§ **Supplied data**

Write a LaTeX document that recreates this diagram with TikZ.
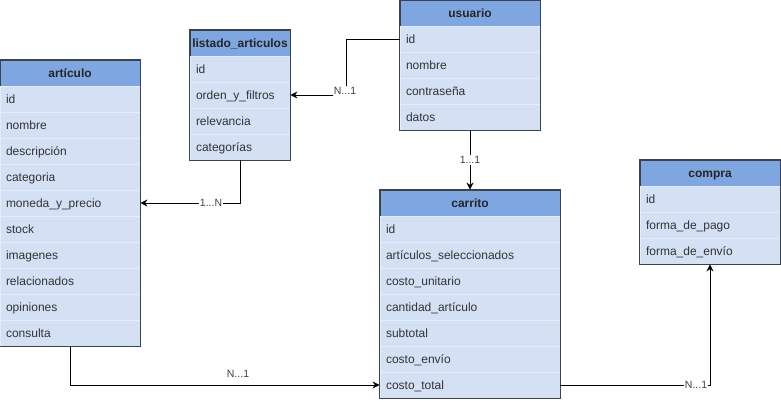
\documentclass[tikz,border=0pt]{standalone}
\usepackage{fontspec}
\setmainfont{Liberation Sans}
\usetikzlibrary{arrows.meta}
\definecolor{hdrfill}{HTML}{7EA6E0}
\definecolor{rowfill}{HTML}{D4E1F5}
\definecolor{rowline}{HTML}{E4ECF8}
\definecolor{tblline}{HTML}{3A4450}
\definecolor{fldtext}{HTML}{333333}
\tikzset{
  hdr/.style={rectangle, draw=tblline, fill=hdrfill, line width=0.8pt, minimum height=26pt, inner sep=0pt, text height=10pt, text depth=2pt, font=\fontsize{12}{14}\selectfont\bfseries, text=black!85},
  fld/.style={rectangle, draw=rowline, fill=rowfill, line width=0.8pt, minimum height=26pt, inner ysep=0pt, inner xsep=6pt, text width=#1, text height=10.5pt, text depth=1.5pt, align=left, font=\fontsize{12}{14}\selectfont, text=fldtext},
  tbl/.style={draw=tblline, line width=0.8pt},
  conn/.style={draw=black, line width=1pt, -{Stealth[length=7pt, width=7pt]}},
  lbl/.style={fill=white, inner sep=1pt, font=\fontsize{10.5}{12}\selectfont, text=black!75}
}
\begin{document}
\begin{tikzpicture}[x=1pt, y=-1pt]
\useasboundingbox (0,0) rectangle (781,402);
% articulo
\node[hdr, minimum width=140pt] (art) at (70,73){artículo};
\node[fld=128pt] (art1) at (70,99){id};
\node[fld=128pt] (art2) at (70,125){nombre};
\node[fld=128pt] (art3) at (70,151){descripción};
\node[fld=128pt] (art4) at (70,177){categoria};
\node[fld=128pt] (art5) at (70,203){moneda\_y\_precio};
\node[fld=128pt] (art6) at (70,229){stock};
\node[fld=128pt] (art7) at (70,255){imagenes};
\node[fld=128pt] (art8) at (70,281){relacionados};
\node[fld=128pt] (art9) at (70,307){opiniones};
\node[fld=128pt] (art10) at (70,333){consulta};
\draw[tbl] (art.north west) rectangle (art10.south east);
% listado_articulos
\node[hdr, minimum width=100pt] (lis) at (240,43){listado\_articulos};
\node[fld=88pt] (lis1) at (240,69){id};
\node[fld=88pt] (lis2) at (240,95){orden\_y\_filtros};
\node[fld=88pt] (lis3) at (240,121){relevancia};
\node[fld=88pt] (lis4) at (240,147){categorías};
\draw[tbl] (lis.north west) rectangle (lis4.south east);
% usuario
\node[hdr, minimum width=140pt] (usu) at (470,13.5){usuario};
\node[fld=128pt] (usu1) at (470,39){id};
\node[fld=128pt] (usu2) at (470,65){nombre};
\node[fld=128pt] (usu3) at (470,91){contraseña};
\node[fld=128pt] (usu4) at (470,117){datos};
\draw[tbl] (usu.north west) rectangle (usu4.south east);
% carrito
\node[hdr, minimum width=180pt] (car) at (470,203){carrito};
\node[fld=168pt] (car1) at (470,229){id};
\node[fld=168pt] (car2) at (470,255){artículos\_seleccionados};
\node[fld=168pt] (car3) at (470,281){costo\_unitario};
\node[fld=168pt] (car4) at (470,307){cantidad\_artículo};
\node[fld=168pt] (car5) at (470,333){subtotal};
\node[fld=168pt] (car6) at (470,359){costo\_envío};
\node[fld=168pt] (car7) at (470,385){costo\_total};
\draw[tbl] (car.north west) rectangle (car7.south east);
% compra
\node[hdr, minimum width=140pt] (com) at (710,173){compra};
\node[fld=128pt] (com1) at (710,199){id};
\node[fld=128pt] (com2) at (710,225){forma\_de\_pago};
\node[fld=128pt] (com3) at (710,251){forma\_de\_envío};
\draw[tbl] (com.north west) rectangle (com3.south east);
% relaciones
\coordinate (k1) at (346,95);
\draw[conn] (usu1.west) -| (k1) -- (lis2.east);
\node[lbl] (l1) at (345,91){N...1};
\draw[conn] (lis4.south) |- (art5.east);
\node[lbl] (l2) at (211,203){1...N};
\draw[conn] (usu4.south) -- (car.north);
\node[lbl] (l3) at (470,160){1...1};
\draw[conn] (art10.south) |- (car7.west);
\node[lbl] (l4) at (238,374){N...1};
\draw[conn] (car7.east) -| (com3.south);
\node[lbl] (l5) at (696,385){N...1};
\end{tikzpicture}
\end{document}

§ **Directive**
Please write out all the data again word for word, but not the pictures.

§ **Answer to this problem**
Write a LaTeX document that recreates this diagram with TikZ.
\documentclass[tikz,border=0pt]{standalone}
\usepackage{fontspec}
\setmainfont{Liberation Sans}
\usetikzlibrary{arrows.meta}
\definecolor{hdrfill}{HTML}{7EA6E0}
\definecolor{rowfill}{HTML}{D4E1F5}
\definecolor{rowline}{HTML}{E4ECF8}
\definecolor{tblline}{HTML}{3A4450}
\definecolor{fldtext}{HTML}{333333}
\tikzset{
  hdr/.style={rectangle, draw=tblline, fill=hdrfill, line width=0.8pt, minimum height=26pt, inner sep=0pt, text height=10pt, text depth=2pt, font=\fontsize{12}{14}\selectfont\bfseries, text=black!85},
  fld/.style={rectangle, draw=rowline, fill=rowfill, line width=0.8pt, minimum height=26pt, inner ysep=0pt, inner xsep=6pt, text width=#1, text height=10.5pt, text depth=1.5pt, align=left, font=\fontsize{12}{14}\selectfont, text=fldtext},
  tbl/.style={draw=tblline, line width=0.8pt},
  conn/.style={draw=black, line width=1pt, -{Stealth[length=7pt, width=7pt]}},
  lbl/.style={fill=white, inner sep=1pt, font=\fontsize{10.5}{12}\selectfont, text=black!75}
}
\begin{document}
\begin{tikzpicture}[x=1pt, y=-1pt]
\useasboundingbox (0,0) rectangle (781,402);
% articulo
\node[hdr, minimum width=140pt] (art) at (70,73){artículo};
\node[fld=128pt] (art1) at (70,99){id};
\node[fld=128pt] (art2) at (70,125){nombre};
\node[fld=128pt] (art3) at (70,151){descripción};
\node[fld=128pt] (art4) at (70,177){categoria};
\node[fld=128pt] (art5) at (70,203){moneda\_y\_precio};
\node[fld=128pt] (art6) at (70,229){stock};
\node[fld=128pt] (art7) at (70,255){imagenes};
\node[fld=128pt] (art8) at (70,281){relacionados};
\node[fld=128pt] (art9) at (70,307){opiniones};
\node[fld=128pt] (art10) at (70,333){consulta};
\draw[tbl] (art.north west) rectangle (art10.south east);
% listado_articulos
\node[hdr, minimum width=100pt] (lis) at (240,43){listado\_articulos};
\node[fld=88pt] (lis1) at (240,69){id};
\node[fld=88pt] (lis2) at (240,95){orden\_y\_filtros};
\node[fld=88pt] (lis3) at (240,121){relevancia};
\node[fld=88pt] (lis4) at (240,147){categorías};
\draw[tbl] (lis.north west) rectangle (lis4.south east);
% usuario
\node[hdr, minimum width=140pt] (usu) at (470,13.5){usuario};
\node[fld=128pt] (usu1) at (470,39){id};
\node[fld=128pt] (usu2) at (470,65){nombre};
\node[fld=128pt] (usu3) at (470,91){contraseña};
\node[fld=128pt] (usu4) at (470,117){datos};
\draw[tbl] (usu.north west) rectangle (usu4.south east);
% carrito
\node[hdr, minimum width=180pt] (car) at (470,203){carrito};
\node[fld=168pt] (car1) at (470,229){id};
\node[fld=168pt] (car2) at (470,255){artículos\_seleccionados};
\node[fld=168pt] (car3) at (470,281){costo\_unitario};
\node[fld=168pt] (car4) at (470,307){cantidad\_artículo};
\node[fld=168pt] (car5) at (470,333){subtotal};
\node[fld=168pt] (car6) at (470,359){costo\_envío};
\node[fld=168pt] (car7) at (470,385){costo\_total};
\draw[tbl] (car.north west) rectangle (car7.south east);
% compra
\node[hdr, minimum width=140pt] (com) at (710,173){compra};
\node[fld=128pt] (com1) at (710,199){id};
\node[fld=128pt] (com2) at (710,225){forma\_de\_pago};
\node[fld=128pt] (com3) at (710,251){forma\_de\_envío};
\draw[tbl] (com.north west) rectangle (com3.south east);
% relaciones
\coordinate (k1) at (346,95);
\draw[conn] (usu1.west) -| (k1) -- (lis2.east);
\node[lbl] (l1) at (345,91){N...1};
\draw[conn] (lis4.south) |- (art5.east);
\node[lbl] (l2) at (211,203){1...N};
\draw[conn] (usu4.south) -- (car.north);
\node[lbl] (l3) at (470,160){1...1};
\draw[conn] (art10.south) |- (car7.west);
\node[lbl] (l4) at (238,374){N...1};
\draw[conn] (car7.east) -| (com3.south);
\node[lbl] (l5) at (696,385){N...1};
\end{tikzpicture}
\end{document}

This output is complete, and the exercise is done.